Figure scripts:
______
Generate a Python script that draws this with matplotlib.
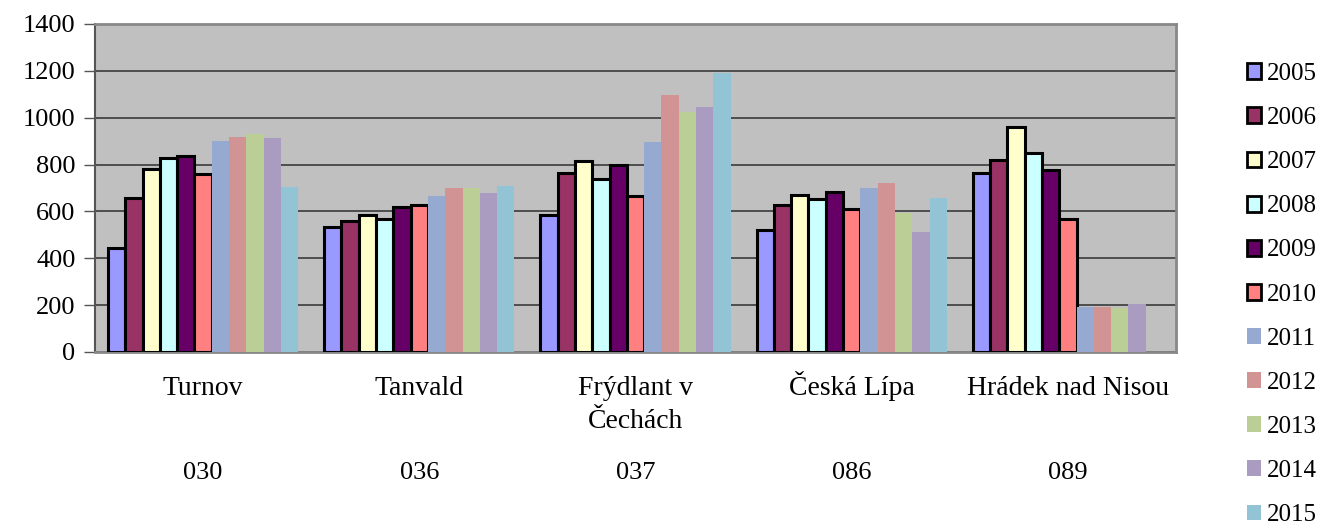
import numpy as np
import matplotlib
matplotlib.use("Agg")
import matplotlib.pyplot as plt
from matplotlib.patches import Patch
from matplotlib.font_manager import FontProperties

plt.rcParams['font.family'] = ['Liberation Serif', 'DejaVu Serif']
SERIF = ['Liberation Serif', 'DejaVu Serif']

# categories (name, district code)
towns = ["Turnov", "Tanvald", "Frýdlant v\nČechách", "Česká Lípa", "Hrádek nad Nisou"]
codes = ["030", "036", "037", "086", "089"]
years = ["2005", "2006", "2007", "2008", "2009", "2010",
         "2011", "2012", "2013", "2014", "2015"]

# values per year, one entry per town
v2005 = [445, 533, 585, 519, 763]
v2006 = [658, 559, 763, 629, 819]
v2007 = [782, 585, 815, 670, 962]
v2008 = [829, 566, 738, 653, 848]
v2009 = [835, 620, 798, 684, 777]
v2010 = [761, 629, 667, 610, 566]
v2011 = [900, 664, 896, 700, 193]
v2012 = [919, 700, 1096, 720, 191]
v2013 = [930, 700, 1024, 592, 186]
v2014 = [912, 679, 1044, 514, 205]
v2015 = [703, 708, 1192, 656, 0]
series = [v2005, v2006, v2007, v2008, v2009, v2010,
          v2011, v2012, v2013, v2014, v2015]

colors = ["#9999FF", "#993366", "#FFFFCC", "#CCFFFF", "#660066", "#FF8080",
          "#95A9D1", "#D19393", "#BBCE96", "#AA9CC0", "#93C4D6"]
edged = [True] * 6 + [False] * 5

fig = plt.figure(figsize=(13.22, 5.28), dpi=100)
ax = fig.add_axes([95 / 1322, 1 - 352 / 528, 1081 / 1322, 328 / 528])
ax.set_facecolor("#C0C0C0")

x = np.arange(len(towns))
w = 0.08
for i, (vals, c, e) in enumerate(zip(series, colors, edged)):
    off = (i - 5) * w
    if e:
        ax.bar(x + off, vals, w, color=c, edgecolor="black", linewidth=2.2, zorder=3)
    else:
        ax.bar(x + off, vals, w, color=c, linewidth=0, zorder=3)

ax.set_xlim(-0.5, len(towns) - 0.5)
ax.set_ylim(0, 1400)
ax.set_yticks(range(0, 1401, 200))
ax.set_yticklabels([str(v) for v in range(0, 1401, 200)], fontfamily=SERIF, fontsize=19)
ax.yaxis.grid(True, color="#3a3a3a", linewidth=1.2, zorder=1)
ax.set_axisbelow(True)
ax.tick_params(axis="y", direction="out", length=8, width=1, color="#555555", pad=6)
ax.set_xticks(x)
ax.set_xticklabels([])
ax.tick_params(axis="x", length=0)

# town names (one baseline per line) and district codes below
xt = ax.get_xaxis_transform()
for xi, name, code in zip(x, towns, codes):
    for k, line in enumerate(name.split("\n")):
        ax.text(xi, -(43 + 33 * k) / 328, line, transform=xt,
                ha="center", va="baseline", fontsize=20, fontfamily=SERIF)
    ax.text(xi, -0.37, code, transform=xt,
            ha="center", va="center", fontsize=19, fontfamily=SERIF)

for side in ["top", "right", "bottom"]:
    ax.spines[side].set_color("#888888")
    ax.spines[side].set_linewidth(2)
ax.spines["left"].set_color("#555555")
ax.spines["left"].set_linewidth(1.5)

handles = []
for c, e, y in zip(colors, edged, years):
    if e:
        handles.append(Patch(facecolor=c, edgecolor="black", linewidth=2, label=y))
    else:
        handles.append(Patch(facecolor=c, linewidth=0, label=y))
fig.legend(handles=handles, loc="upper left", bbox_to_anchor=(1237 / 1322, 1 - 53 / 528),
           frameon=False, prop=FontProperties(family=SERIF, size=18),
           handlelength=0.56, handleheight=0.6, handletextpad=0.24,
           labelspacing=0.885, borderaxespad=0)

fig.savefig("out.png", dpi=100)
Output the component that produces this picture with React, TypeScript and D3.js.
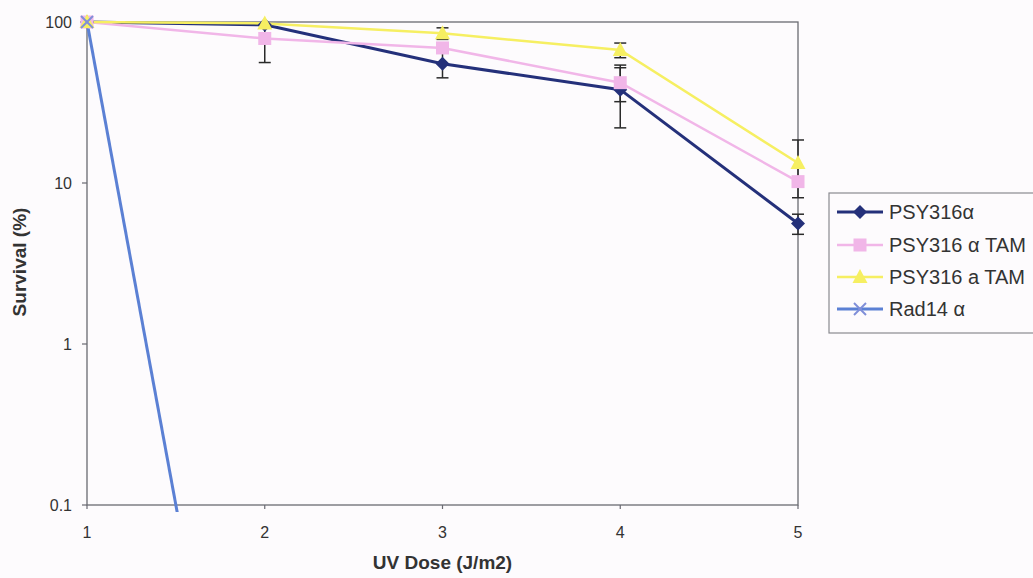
______
Check each line above for the word "matplotlib" and copy the ones that have it.

_Written response_
Generate a Python script that draws this with matplotlib.
import matplotlib
matplotlib.use("Agg")
import matplotlib.pyplot as plt
from matplotlib.patches import Patch
from matplotlib.font_manager import FontProperties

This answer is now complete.